◆ PROVIDED DATA ◆
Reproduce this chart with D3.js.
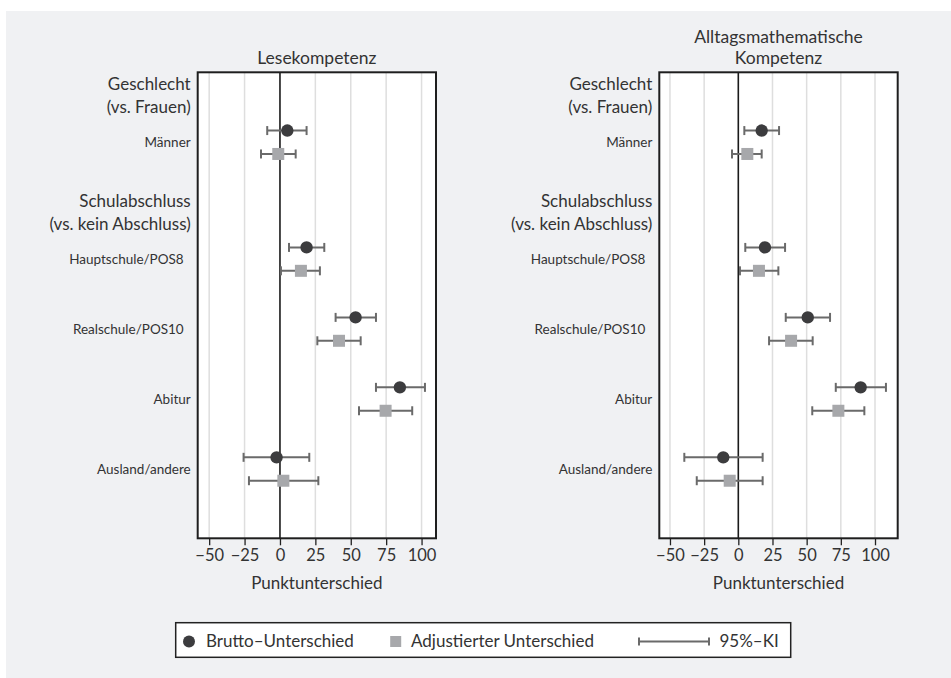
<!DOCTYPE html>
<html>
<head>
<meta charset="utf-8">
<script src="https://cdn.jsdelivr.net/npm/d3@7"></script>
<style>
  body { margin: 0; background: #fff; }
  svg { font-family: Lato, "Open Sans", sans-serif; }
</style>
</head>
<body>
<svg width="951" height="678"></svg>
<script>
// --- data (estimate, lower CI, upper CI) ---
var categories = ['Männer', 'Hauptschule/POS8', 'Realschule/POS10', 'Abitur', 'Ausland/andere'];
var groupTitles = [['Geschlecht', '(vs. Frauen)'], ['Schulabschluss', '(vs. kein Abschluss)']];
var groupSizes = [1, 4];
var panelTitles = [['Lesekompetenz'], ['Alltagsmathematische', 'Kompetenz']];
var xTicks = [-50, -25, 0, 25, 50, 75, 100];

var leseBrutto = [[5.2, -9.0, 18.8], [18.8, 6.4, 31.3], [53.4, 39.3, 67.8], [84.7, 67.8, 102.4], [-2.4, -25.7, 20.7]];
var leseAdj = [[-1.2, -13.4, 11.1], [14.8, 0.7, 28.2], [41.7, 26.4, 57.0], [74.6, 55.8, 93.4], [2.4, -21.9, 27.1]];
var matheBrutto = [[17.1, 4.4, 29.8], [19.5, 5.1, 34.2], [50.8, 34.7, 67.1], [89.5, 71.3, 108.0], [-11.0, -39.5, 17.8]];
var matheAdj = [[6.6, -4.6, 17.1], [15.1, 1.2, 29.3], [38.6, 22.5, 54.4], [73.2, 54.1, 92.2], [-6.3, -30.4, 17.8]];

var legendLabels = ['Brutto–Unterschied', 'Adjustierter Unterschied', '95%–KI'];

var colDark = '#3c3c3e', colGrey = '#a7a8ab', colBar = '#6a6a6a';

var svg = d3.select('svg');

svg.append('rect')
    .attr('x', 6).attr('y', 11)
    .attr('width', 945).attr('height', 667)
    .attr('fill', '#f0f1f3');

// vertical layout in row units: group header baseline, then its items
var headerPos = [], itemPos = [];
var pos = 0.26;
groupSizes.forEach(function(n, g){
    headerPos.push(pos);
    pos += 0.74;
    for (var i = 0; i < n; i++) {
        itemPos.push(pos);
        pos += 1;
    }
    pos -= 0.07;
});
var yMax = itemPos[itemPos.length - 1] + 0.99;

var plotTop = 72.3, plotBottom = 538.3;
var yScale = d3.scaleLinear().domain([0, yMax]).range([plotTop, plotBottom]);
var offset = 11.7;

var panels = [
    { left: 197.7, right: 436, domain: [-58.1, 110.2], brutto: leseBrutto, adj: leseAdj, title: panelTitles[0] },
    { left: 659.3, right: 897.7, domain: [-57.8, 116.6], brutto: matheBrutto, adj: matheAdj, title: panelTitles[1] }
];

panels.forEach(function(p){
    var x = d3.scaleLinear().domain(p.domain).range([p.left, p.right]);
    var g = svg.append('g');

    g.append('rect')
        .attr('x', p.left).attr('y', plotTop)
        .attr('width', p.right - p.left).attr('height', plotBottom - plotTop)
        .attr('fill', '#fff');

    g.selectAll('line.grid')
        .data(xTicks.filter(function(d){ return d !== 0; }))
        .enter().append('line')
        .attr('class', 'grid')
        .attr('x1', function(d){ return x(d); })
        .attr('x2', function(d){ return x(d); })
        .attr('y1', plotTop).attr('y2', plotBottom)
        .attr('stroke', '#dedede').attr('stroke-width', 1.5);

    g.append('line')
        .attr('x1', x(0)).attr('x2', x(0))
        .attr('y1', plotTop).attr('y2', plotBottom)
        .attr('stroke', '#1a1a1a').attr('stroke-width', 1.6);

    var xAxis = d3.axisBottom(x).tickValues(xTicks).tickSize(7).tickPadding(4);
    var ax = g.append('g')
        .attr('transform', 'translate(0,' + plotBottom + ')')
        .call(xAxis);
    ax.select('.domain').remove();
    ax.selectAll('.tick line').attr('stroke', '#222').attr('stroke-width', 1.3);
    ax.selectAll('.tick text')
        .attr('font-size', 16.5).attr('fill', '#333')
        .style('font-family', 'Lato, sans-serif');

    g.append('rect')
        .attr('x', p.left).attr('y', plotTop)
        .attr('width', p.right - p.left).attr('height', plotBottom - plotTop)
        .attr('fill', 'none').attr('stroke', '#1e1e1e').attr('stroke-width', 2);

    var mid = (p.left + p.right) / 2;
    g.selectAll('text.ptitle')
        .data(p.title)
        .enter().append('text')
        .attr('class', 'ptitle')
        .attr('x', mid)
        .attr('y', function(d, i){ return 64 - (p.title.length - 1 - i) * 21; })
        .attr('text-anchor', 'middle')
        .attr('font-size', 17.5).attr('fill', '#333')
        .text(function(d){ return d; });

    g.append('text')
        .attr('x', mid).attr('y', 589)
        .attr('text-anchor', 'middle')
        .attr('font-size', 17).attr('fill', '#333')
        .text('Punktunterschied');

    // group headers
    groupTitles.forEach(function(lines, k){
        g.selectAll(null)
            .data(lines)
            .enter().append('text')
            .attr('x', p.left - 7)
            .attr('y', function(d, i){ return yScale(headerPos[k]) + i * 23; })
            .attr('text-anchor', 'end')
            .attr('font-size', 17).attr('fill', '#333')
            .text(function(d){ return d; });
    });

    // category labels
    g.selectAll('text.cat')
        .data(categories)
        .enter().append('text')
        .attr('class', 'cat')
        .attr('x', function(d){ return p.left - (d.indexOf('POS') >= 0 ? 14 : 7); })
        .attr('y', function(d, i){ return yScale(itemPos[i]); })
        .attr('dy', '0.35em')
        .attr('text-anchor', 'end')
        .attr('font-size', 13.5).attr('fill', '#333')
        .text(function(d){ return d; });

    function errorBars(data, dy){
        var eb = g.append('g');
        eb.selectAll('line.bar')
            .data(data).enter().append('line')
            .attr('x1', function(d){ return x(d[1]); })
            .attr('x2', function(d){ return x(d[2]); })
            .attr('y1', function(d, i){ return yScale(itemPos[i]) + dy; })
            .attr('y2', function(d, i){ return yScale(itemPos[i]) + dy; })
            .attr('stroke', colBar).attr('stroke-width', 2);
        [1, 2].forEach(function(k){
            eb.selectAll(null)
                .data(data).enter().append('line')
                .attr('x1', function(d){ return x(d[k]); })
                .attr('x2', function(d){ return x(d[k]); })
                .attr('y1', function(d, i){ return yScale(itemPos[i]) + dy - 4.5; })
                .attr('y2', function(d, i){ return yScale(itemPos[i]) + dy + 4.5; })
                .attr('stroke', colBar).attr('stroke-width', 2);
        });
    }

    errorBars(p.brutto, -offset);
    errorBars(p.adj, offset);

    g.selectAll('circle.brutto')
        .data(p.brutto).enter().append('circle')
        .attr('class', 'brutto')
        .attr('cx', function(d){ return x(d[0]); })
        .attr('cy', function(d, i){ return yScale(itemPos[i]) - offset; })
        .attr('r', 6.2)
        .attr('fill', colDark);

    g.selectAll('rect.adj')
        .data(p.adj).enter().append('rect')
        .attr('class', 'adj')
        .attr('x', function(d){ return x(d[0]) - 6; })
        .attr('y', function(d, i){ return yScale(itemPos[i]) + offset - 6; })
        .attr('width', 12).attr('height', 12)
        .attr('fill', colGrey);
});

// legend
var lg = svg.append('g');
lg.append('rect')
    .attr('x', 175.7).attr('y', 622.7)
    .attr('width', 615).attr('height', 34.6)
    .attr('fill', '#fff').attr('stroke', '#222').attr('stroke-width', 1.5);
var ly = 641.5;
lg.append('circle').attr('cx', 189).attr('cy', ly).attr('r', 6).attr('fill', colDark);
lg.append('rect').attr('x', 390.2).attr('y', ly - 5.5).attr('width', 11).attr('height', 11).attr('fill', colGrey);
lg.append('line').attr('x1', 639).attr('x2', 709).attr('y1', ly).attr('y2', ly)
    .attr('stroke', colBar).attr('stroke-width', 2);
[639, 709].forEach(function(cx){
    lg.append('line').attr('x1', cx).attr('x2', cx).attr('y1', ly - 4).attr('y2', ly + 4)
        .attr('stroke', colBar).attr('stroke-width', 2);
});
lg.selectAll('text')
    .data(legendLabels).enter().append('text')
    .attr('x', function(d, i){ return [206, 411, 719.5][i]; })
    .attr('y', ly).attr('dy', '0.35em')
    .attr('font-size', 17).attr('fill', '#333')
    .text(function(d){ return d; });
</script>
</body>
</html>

◆ TO DO ◆
Quote, exactly and only, the lines from the first line of the data above through the line containing "var offset = 11.7;". The pictures do not belong in it.

◆ RESPONSE TO THIS EXERCISE ◆
Reproduce this chart with D3.js.
<!DOCTYPE html>
<html>
<head>
<meta charset="utf-8">
<script src="https://cdn.jsdelivr.net/npm/d3@7"></script>
<style>
  body { margin: 0; background: #fff; }
  svg { font-family: Lato, "Open Sans", sans-serif; }
</style>
</head>
<body>
<svg width="951" height="678"></svg>
<script>
// --- data (estimate, lower CI, upper CI) ---
var categories = ['Männer', 'Hauptschule/POS8', 'Realschule/POS10', 'Abitur', 'Ausland/andere'];
var groupTitles = [['Geschlecht', '(vs. Frauen)'], ['Schulabschluss', '(vs. kein Abschluss)']];
var groupSizes = [1, 4];
var panelTitles = [['Lesekompetenz'], ['Alltagsmathematische', 'Kompetenz']];
var xTicks = [-50, -25, 0, 25, 50, 75, 100];

var leseBrutto = [[5.2, -9.0, 18.8], [18.8, 6.4, 31.3], [53.4, 39.3, 67.8], [84.7, 67.8, 102.4], [-2.4, -25.7, 20.7]];
var leseAdj = [[-1.2, -13.4, 11.1], [14.8, 0.7, 28.2], [41.7, 26.4, 57.0], [74.6, 55.8, 93.4], [2.4, -21.9, 27.1]];
var matheBrutto = [[17.1, 4.4, 29.8], [19.5, 5.1, 34.2], [50.8, 34.7, 67.1], [89.5, 71.3, 108.0], [-11.0, -39.5, 17.8]];
var matheAdj = [[6.6, -4.6, 17.1], [15.1, 1.2, 29.3], [38.6, 22.5, 54.4], [73.2, 54.1, 92.2], [-6.3, -30.4, 17.8]];

var legendLabels = ['Brutto–Unterschied', 'Adjustierter Unterschied', '95%–KI'];

var colDark = '#3c3c3e', colGrey = '#a7a8ab', colBar = '#6a6a6a';

var svg = d3.select('svg');

svg.append('rect')
    .attr('x', 6).attr('y', 11)
    .attr('width', 945).attr('height', 667)
    .attr('fill', '#f0f1f3');

// vertical layout in row units: group header baseline, then its items
var headerPos = [], itemPos = [];
var pos = 0.26;
groupSizes.forEach(function(n, g){
    headerPos.push(pos);
    pos += 0.74;
    for (var i = 0; i < n; i++) {
        itemPos.push(pos);
        pos += 1;
    }
    pos -= 0.07;
});
var yMax = itemPos[itemPos.length - 1] + 0.99;

var plotTop = 72.3, plotBottom = 538.3;
var yScale = d3.scaleLinear().domain([0, yMax]).range([plotTop, plotBottom]);
var offset = 11.7;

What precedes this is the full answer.